Wednesday, January 26, 2005

Via the Center for American Progress:

According to the Financial Times, President Bush recently prompted Colin Powell for his views on Iraq. "We're losing," Powell told the president. "Mr. Bush then asked the secretary of state to leave." Similarly, a respected D.C. political tip sheet notes that "attempts to brief Bush on various grim realities [in Iraq] have been personally rebuffed by the President, who actually says that he does not want to hear 'bad news.'" President Bush cannot be trusted to develop a coherent Iraq strategy if his understanding of the facts on the ground amounts to a cherry-picked assemblage of bedtime stories.


Update: Here's Bush lending credence to the above report from today's news conference

QUESTION: Mr. President, Senator Ted Kennedy recently repeated his characterization of Iraq as a, quote, "quagmire," and has called it your Vietnam.

And the questioning of Alberto Gonzales and Condi Rice in the Senate has been largely used by Democrats to criticize your entire Iraq program, especially what you're trying to do postwar.

I wonder if you have any response to those criticisms. And what kind of effect do you think these statements have on the morale of our troops and of the confidence of the Iraqi people that what you're trying to do over there is going to succeed?

BUSH: I think the Iraqi people are wondering whether or not this nation has the will necessary to stand with them as a democracy evolves.

The enemy would like nothing more than the United States to precipitously pull out and withdraw before the Iraqis are prepared to defend themselves. Their objective is to stop the advance of democracy. Freedom scares them.

Zarqawi said something interesting the other day: that, you know, he was talking democracy and how terrible democracy is.

We believe that people ought to be allowed to express themselves. And we believe that people ought to decide the fates of their government.

And so the notion that somehow we're not making progress, I just don't subscribe to.

BUSH: I mean, we're having elections and I think people need to put this moment in history in proper context.

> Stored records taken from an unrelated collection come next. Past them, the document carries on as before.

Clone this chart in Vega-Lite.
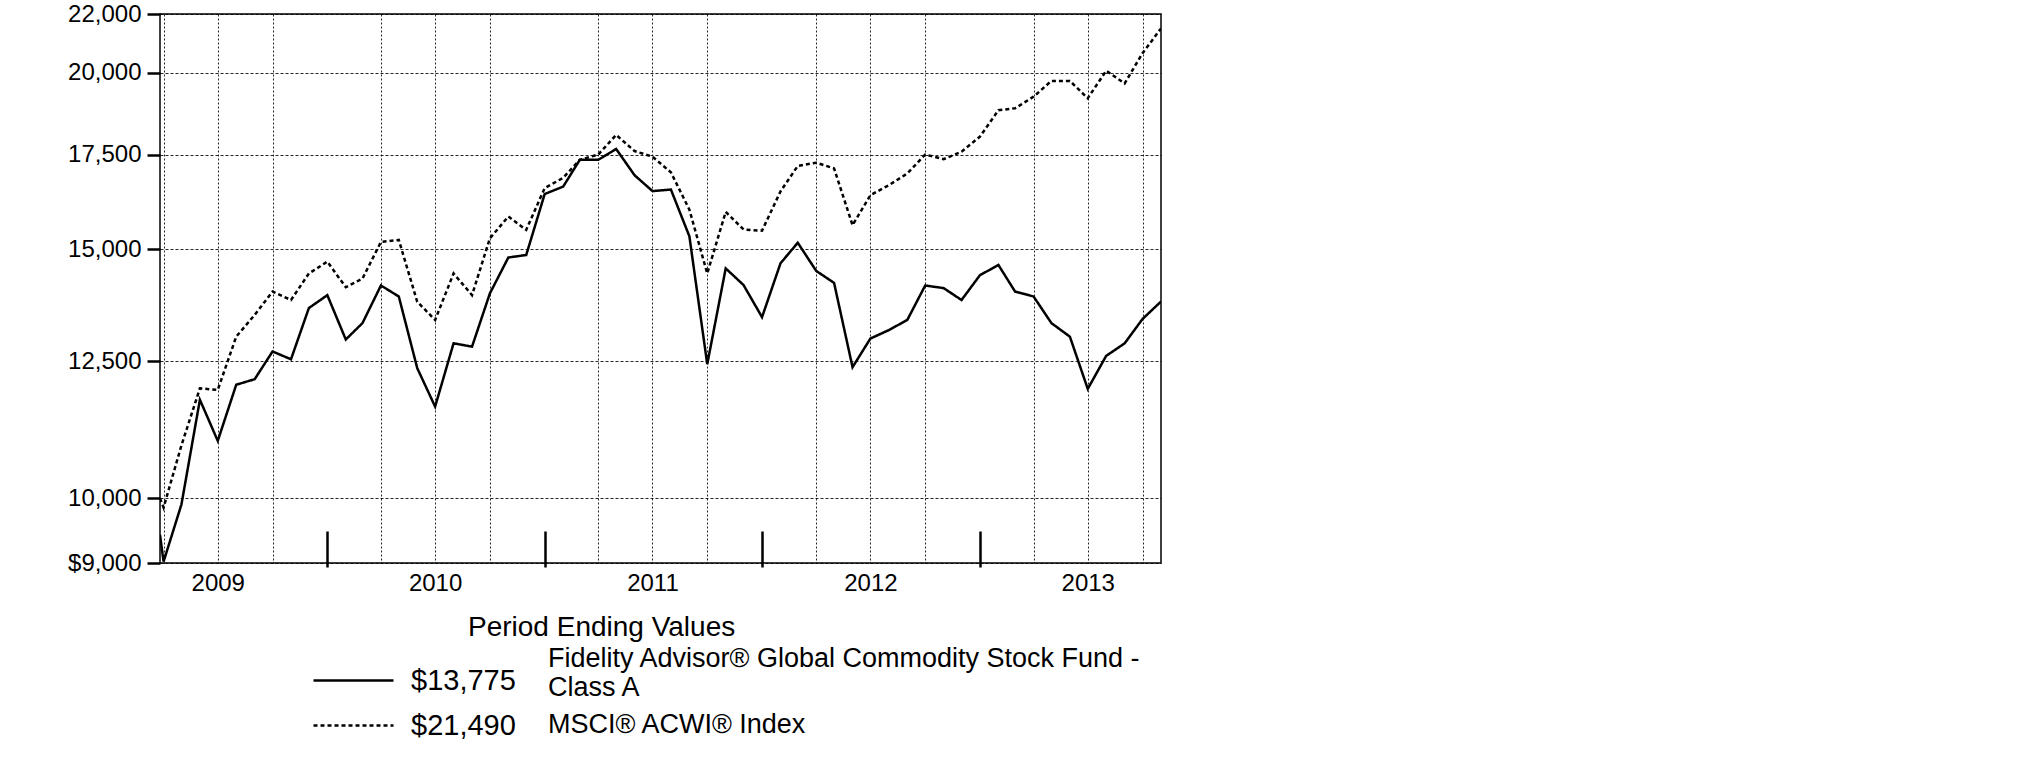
{
  "$schema": "https://vega.github.io/schema/vega-lite/v6.json",
  "width": 1001,
  "height": 549,
  "autosize": {"type": "none"},
  "padding": {"left": 160, "top": 14, "right": 864, "bottom": 210},
  "background": "white",
  "config": {
    "font": "Liberation Sans",
    "view": {"stroke": "black", "strokeWidth": 1.5},
    "axis": {"labelColor": "black", "tickColor": "black", "domainColor": "black"},
    "legend": {"labelColor": "black", "titleColor": "black", "padding": 0}
  },
  "datasets": {
    "ending": [
      {"series": "Fidelity Advisor® Global Commodity Stock Fund - Class A", "ending": "$13,775"},
      {"series": "MSCI® ACWI® Index", "ending": "$21,490"}
    ]
  },
  "data": {
    "values": [
      {"date": "2009-03-25", "fund": 9425, "index": 10000},
      {"date": "2009-03-31", "fund": 9020, "index": 9850},
      {"date": "2009-04-30", "fund": 9900, "index": 10900},
      {"date": "2009-05-31", "fund": 11740, "index": 11960},
      {"date": "2009-06-30", "fund": 10980, "index": 11930},
      {"date": "2009-07-31", "fund": 12030, "index": 13010},
      {"date": "2009-08-31", "fund": 12140, "index": 13480},
      {"date": "2009-09-30", "fund": 12700, "index": 14000},
      {"date": "2009-10-31", "fund": 12540, "index": 13810},
      {"date": "2009-11-30", "fund": 13630, "index": 14420},
      {"date": "2009-12-31", "fund": 13920, "index": 14700},
      {"date": "2010-01-31", "fund": 12950, "index": 14100},
      {"date": "2010-02-28", "fund": 13300, "index": 14300},
      {"date": "2010-03-31", "fund": 14140, "index": 15180},
      {"date": "2010-04-30", "fund": 13890, "index": 15230},
      {"date": "2010-05-31", "fund": 12360, "index": 13770},
      {"date": "2010-06-30", "fund": 11610, "index": 13370},
      {"date": "2010-07-31", "fund": 12870, "index": 14420},
      {"date": "2010-08-31", "fund": 12800, "index": 13920},
      {"date": "2010-09-30", "fund": 13960, "index": 15270},
      {"date": "2010-10-31", "fund": 14800, "index": 15820},
      {"date": "2010-11-30", "fund": 14860, "index": 15480},
      {"date": "2010-12-31", "fund": 16410, "index": 16570},
      {"date": "2011-01-31", "fund": 16610, "index": 16850},
      {"date": "2011-02-28", "fund": 17350, "index": 17350},
      {"date": "2011-03-31", "fund": 17350, "index": 17500},
      {"date": "2011-04-30", "fund": 17660, "index": 18070},
      {"date": "2011-05-31", "fund": 16920, "index": 17600},
      {"date": "2011-06-30", "fund": 16490, "index": 17440},
      {"date": "2011-07-31", "fund": 16530, "index": 17000},
      {"date": "2011-08-31", "fund": 15320, "index": 16000},
      {"date": "2011-09-30", "fund": 12440, "index": 14420},
      {"date": "2011-10-31", "fund": 14540, "index": 15940},
      {"date": "2011-11-30", "fund": 14150, "index": 15490},
      {"date": "2011-12-31", "fund": 13430, "index": 15460},
      {"date": "2012-01-31", "fund": 14660, "index": 16480},
      {"date": "2012-02-29", "fund": 15160, "index": 17180},
      {"date": "2012-03-31", "fund": 14480, "index": 17270},
      {"date": "2012-04-30", "fund": 14200, "index": 17110},
      {"date": "2012-05-31", "fund": 12380, "index": 15600},
      {"date": "2012-06-30", "fund": 12970, "index": 16380},
      {"date": "2012-07-31", "fund": 13150, "index": 16650},
      {"date": "2012-08-31", "fund": 13370, "index": 16970},
      {"date": "2012-09-30", "fund": 14140, "index": 17500},
      {"date": "2012-10-31", "fund": 14080, "index": 17370},
      {"date": "2012-11-30", "fund": 13810, "index": 17580},
      {"date": "2012-12-31", "fund": 14380, "index": 18020},
      {"date": "2013-01-31", "fund": 14620, "index": 18810},
      {"date": "2013-02-28", "fund": 14000, "index": 18870},
      {"date": "2013-03-31", "fund": 13890, "index": 19230},
      {"date": "2013-04-30", "fund": 13300, "index": 19730},
      {"date": "2013-05-31", "fund": 13010, "index": 19730},
      {"date": "2013-06-30", "fund": 11950, "index": 19180},
      {"date": "2013-07-31", "fund": 12610, "index": 20060},
      {"date": "2013-08-31", "fund": 12870, "index": 19650},
      {"date": "2013-09-30", "fund": 13390, "index": 20640},
      {"date": "2013-10-31", "fund": 13775, "index": 21490}
    ]
  },
  "transform": [
    {"fold": ["fund", "index"], "as": ["key", "value"]},
    {"lookup": "key", "from": {"data": {"values": [
      {"key": "fund", "series": "Fidelity Advisor® Global Commodity Stock Fund - Class A"},
      {"key": "index", "series": "MSCI® ACWI® Index"}
    ]}, "key": "key", "fields": ["series"]}},
    {"lookup": "series", "from": {"data": {"name": "ending"}, "key": "series", "fields": ["ending"]}}
  ],
  "resolve": {"axis": {"x": "independent"}},
  "layer": [
    {
      "mark": {"type": "line", "strokeWidth": 2.5, "clip": true},
      "encoding": {
        "x": {
          "field": "date", "type": "temporal",
          "scale": {"type": "utc", "domain": [{"year": 2009, "month": 3, "date": 25, "utc": true}, {"year": 2013, "month": 10, "date": 31, "utc": true}]},
          "axis": {
            "orient": "bottom", "title": null, "labels": false, "ticks": false, "domain": false,
            "grid": true, "gridColor": "black", "gridDash": [2, 2], "gridWidth": 1, "gridOpacity": 0.85,
            "values": [
              {"year": 2009, "month": 3, "date": 31, "utc": true},
              {"year": 2009, "month": 6, "date": 30, "utc": true},
              {"year": 2009, "month": 9, "date": 30, "utc": true},
              {"year": 2010, "month": 3, "date": 31, "utc": true},
              {"year": 2010, "month": 6, "date": 30, "utc": true},
              {"year": 2010, "month": 9, "date": 30, "utc": true},
              {"year": 2011, "month": 3, "date": 31, "utc": true},
              {"year": 2011, "month": 6, "date": 30, "utc": true},
              {"year": 2011, "month": 9, "date": 30, "utc": true},
              {"year": 2012, "month": 3, "date": 31, "utc": true},
              {"year": 2012, "month": 6, "date": 30, "utc": true},
              {"year": 2012, "month": 9, "date": 30, "utc": true},
              {"year": 2013, "month": 3, "date": 31, "utc": true},
              {"year": 2013, "month": 6, "date": 30, "utc": true},
              {"year": 2013, "month": 9, "date": 30, "utc": true}
            ]
          }
        },
        "y": {
          "field": "value", "type": "quantitative",
          "scale": {"type": "log", "domain": [9000, 22000], "nice": false, "zero": false},
          "axis": {
            "title": null, "values": [9000, 10000, 12500, 15000, 17500, 20000, 22000],
            "labelExpr": "datum.value == 9000 ? '$9,000' : format(datum.value, ',')",
            "labelFontSize": 24, "labelPadding": 6, "tickSize": 13, "tickWidth": 2.5,
            "domain": false, "grid": true, "gridColor": "black", "gridDash": [3, 2], "gridWidth": 1, "gridOpacity": 0.85
          }
        },
        "color": {
          "field": "series", "type": "nominal",
          "scale": {"domain": ["Fidelity Advisor® Global Commodity Stock Fund - Class A", "MSCI® ACWI® Index"], "range": ["black", "black"]},
          "legend": {
            "title": "Period Ending Values", "orient": "none", "legendX": 308, "legendY": 600,
            "titleFontSize": 28, "titleFontWeight": "normal", "titlePadding": 3, "titleLimit": 1000,
            "symbolOpacity": 0, "symbolSize": 4, "labelOffset": 53,
            "labelFontSize": 27, "rowPadding": 9, "labelLimit": 0,
            "labelExpr": "datum.label == 'Fidelity Advisor® Global Commodity Stock Fund - Class A' ? ['Fidelity Advisor® Global Commodity Stock Fund -', 'Class A'] : datum.label"
          }
        },
        "strokeDash": {
          "field": "ending", "type": "nominal",
          "scale": {"domain": ["$13,775", "$21,490"], "range": [[1, 0], [4, 3]]},
          "legend": {
            "title": null, "orient": "none", "legendX": 179, "legendY": 652,
            "symbolType": "M-8,0L8,0", "symbolSize": 100, "symbolStrokeWidth": 2.5, "symbolStrokeColor": "black",
            "labelFontSize": 29, "labelOffset": 43, "rowPadding": 15, "labelLimit": 0
          }
        }
      }
    },
    {
      "mark": {"type": "point", "opacity": 0},
      "encoding": {
        "x": {
          "field": "date", "type": "temporal",
          "axis": {
            "orient": "bottom", "title": null, "format": "%Y", "labelFontSize": 24, "labelPadding": 8,
            "ticks": false, "domain": false, "grid": false, "labelFlush": false, "labelOverlap": false,
            "values": [
              {"year": 2009, "month": 6, "date": 30, "utc": true},
              {"year": 2010, "month": 6, "date": 30, "utc": true},
              {"year": 2011, "month": 6, "date": 30, "utc": true},
              {"year": 2012, "month": 6, "date": 30, "utc": true},
              {"year": 2013, "month": 6, "date": 30, "utc": true}
            ]
          }
        },
        "y": {"field": "value", "type": "quantitative"}
      }
    },
    {
      "mark": {"type": "point", "opacity": 0},
      "encoding": {
        "x": {
          "field": "date", "type": "temporal",
          "axis": {
            "orient": "bottom", "title": null, "labels": false, "domain": false, "grid": false,
            "ticks": true, "tickSize": -36, "tickWidth": 2.5, "offset": 4,
            "values": [
              {"year": 2009, "month": 12, "date": 31, "utc": true},
              {"year": 2010, "month": 12, "date": 31, "utc": true},
              {"year": 2011, "month": 12, "date": 31, "utc": true},
              {"year": 2012, "month": 12, "date": 31, "utc": true}
            ]
          }
        },
        "y": {"field": "value", "type": "quantitative"}
      }
    }
  ]
}
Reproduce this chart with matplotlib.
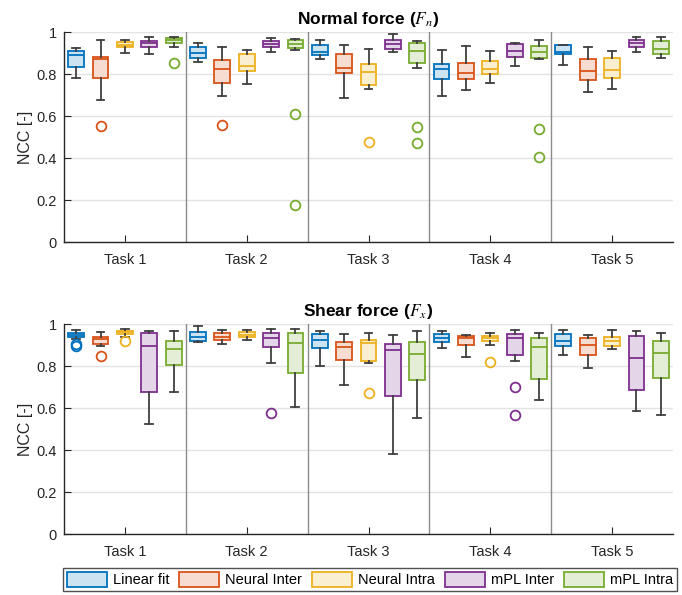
import matplotlib
matplotlib.use("Agg")
import matplotlib.pyplot as plt
from matplotlib.patches import Patch
import numpy as np

plt.rcParams['font.family'] = ['Liberation Sans', 'DejaVu Sans']
plt.rcParams['mathtext.fontset'] = 'stix'

tasks = ["Task 1", "Task 2", "Task 3", "Task 4", "Task 5"]
methods = ["Linear fit", "Neural Inter", "Neural Intra", "mPL Inter", "mPL Intra"]
edge_colors = ["#0072BD", "#D95319", "#EDB120", "#7E2F8E", "#77AC30"]

# Each entry: (whislo, q1, med, q3, whishi, outliers) per task, per method
normal_stats = {
    "Linear fit": [
        (0.783, 0.837, 0.892, 0.913, 0.924, []),
        (0.860, 0.879, 0.903, 0.930, 0.948, []),
        (0.875, 0.894, 0.906, 0.938, 0.965, []),
        (0.698, 0.778, 0.824, 0.849, 0.916, []),
        (0.844, 0.897, 0.906, 0.938, 0.941, []),
    ],
    "Neural Inter": [
        (0.679, 0.784, 0.871, 0.881, 0.965, [0.552]),
        (0.697, 0.759, 0.825, 0.868, 0.932, [0.557]),
        (0.689, 0.805, 0.829, 0.895, 0.941, []),
        (0.725, 0.776, 0.808, 0.856, 0.935, []),
        (0.716, 0.773, 0.814, 0.871, 0.929, []),
    ],
    "Neural Intra": [
        (0.903, 0.930, 0.941, 0.956, 0.965, []),
        (0.752, 0.817, 0.838, 0.898, 0.914, []),
        (0.730, 0.749, 0.813, 0.848, 0.921, [0.479]),
        (0.760, 0.800, 0.827, 0.863, 0.913, []),
        (0.732, 0.781, 0.819, 0.879, 0.913, []),
    ],
    "mPL Inter": [
        (0.897, 0.932, 0.948, 0.960, 0.976, []),
        (0.908, 0.930, 0.944, 0.957, 0.975, []),
        (0.906, 0.921, 0.946, 0.963, 0.992, []),
        (0.841, 0.884, 0.910, 0.943, 0.949, []),
        (0.906, 0.930, 0.949, 0.963, 0.978, []),
    ],
    "mPL Intra": [
        (0.930, 0.951, 0.962, 0.975, 0.979, [0.852]),
        (0.914, 0.924, 0.944, 0.962, 0.968, [0.610, 0.178]),
        (0.832, 0.854, 0.913, 0.948, 0.960, [0.548, 0.473]),
        (0.873, 0.876, 0.906, 0.933, 0.963, [0.540, 0.406]),
        (0.879, 0.897, 0.919, 0.960, 0.978, []),
    ],
}

shear_stats = {
    "Linear fit": [
        (0.932, 0.938, 0.949, 0.957, 0.971, [0.907, 0.897]),
        (0.917, 0.921, 0.941, 0.962, 0.994, []),
        (0.800, 0.886, 0.925, 0.956, 0.967, []),
        (0.889, 0.914, 0.937, 0.952, 0.970, []),
        (0.852, 0.898, 0.919, 0.952, 0.973, []),
    ],
    "Neural Inter": [
        (0.895, 0.908, 0.929, 0.941, 0.963, [0.849]),
        (0.905, 0.924, 0.941, 0.960, 0.973, []),
        (0.711, 0.829, 0.892, 0.917, 0.956, []),
        (0.844, 0.900, 0.935, 0.944, 0.951, []),
        (0.790, 0.852, 0.903, 0.935, 0.951, []),
    ],
    "Neural Intra": [
        (0.941, 0.952, 0.963, 0.970, 0.978, [0.921]),
        (0.924, 0.938, 0.951, 0.965, 0.973, []),
        (0.814, 0.827, 0.910, 0.927, 0.959, [0.675]),
        (0.903, 0.922, 0.935, 0.944, 0.959, [0.822]),
        (0.884, 0.897, 0.919, 0.941, 0.973, []),
    ],
    "mPL Inter": [
        (0.527, 0.676, 0.897, 0.959, 0.970, []),
        (0.817, 0.894, 0.937, 0.960, 0.978, [0.576]),
        (0.381, 0.657, 0.878, 0.908, 0.949, []),
        (0.827, 0.856, 0.937, 0.952, 0.971, [0.700, 0.567]),
        (0.589, 0.689, 0.840, 0.946, 0.968, []),
    ],
    "mPL Intra": [
        (0.679, 0.808, 0.884, 0.919, 0.970, []),
        (0.608, 0.770, 0.911, 0.957, 0.978, []),
        (0.552, 0.735, 0.859, 0.914, 0.967, []),
        (0.638, 0.738, 0.890, 0.933, 0.959, []),
        (0.568, 0.746, 0.865, 0.922, 0.957, []),
    ],
}

W, H = 682, 595
fig = plt.figure(figsize=(W / 100, H / 100), dpi=100)
ax_left = 64 / W
ax_w = 609 / W
ax_top = fig.add_axes([ax_left, 1 - 242.3 / H, ax_w, 210 / H])
ax_bot = fig.add_axes([ax_left, 1 - 534.3 / H, ax_w, 210 / H])

offsets = [-0.4, -0.2, 0.0, 0.2, 0.4]
txt_col = "#262626"


def light(c, a=0.2):
    rgb = np.array(matplotlib.colors.to_rgb(c))
    return tuple(1 - a * (1 - rgb))


def draw(ax, stats, title):
    for mi, m in enumerate(methods):
        bstats = []
        for ti, s in enumerate(stats[m]):
            lo, q1, med, q3, hi, fl = s
            bstats.append(dict(whislo=lo, q1=q1, med=med, q3=q3, whishi=hi,
                               fliers=fl))
        pos = [ti + 1 + offsets[mi] for ti in range(len(tasks))]
        c = edge_colors[mi]
        ax.bxp(bstats, positions=pos, widths=0.13, patch_artist=True,
               showfliers=True, capwidths=0.065,
               boxprops=dict(facecolor=light(c), edgecolor=c, linewidth=1.3),
               medianprops=dict(color=c, linewidth=1.3),
               whiskerprops=dict(color="#404040", linewidth=1.3),
               capprops=dict(color="#404040", linewidth=1.3),
               flierprops=dict(marker="o", markerfacecolor="none",
                               markeredgecolor=c, markersize=7,
                               markeredgewidth=1.3),
               zorder=3)
    for xs in [1.5, 2.5, 3.5, 4.5]:
        ax.axvline(xs, color="#8c8c8c", linewidth=1.0, zorder=1)
    ax.set_xlim(0.5, 5.5)
    ax.set_ylim(0, 1)
    ax.set_yticks([0, 0.2, 0.4, 0.6, 0.8, 1.0])
    ax.set_yticklabels(["0", "0.2", "0.4", "0.6", "0.8", "1"])
    ax.set_xticks(range(1, len(tasks) + 1))
    ax.set_xticklabels(tasks)
    ax.yaxis.grid(True, color="#e3e3e3", linewidth=1.0, zorder=0)
    ax.set_axisbelow(True)
    for sp in ["top", "right"]:
        ax.spines[sp].set_visible(False)
    for sp in ["left", "bottom"]:
        ax.spines[sp].set_color(txt_col)
        ax.spines[sp].set_linewidth(1.0)
    ax.tick_params(direction="in", length=5, color=txt_col, labelcolor=txt_col,
                   labelsize=10.5)
    ax.tick_params(axis="x", pad=8)
    ax.tick_params(axis="y", pad=5)
    ax.set_ylabel("NCC [-]", fontsize=11.5, color=txt_col, labelpad=3)
    ax.set_title(title, fontsize=12.5, fontweight="bold", pad=6)


draw(ax_top, normal_stats, r"Normal force ($F_n$)")
draw(ax_bot, shear_stats, r"Shear force ($F_x$)")

handles = [Patch(facecolor=light(c), edgecolor=c, linewidth=1.3)
           for c in edge_colors]
leg_x0, leg_x1 = 63 / W, 677 / W
leg_y0, leg_y1 = 1 - 592 / H, 1 - 567 / H
fig.legend(handles, methods, loc="center", ncol=5,
           bbox_to_anchor=(leg_x0, leg_y0, leg_x1 - leg_x0, leg_y1 - leg_y0),
           bbox_transform=fig.transFigure, mode="expand",
           frameon=True, fancybox=False, edgecolor="#262626",
           fontsize=10.5, handlelength=2.75, handleheight=1.2,
           columnspacing=1.0, handletextpad=0.4, borderpad=0.25,
           borderaxespad=0.0)

fig.savefig("out.png", dpi=100)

That context, of course, starts with whether or not the world will be better off with Saddam Hussein in power and whether or not America'd be more secure.
There are many things to fairly (and unfairly) criticize this president before. But this alternative ("reality-based") problem that he has is a fair game. He doesn't subscribe to this notion? Facts be damned. We're making progress. He is right on the point that perhaps 20 years from now, we will be looking at a stable flourshing democracy in Iraq. But that doesn't change the current facts on the ground that it is a disaster. The historical "context" he wants people to be mindful of hasn't been written yet! This is when one really has to wonder about the mental capacity of this man. If he is pushing political spin points, he could certainly do better job and come up with better non-answers. The fact that he can't even spin coherently really makes me question the world he personally lives in.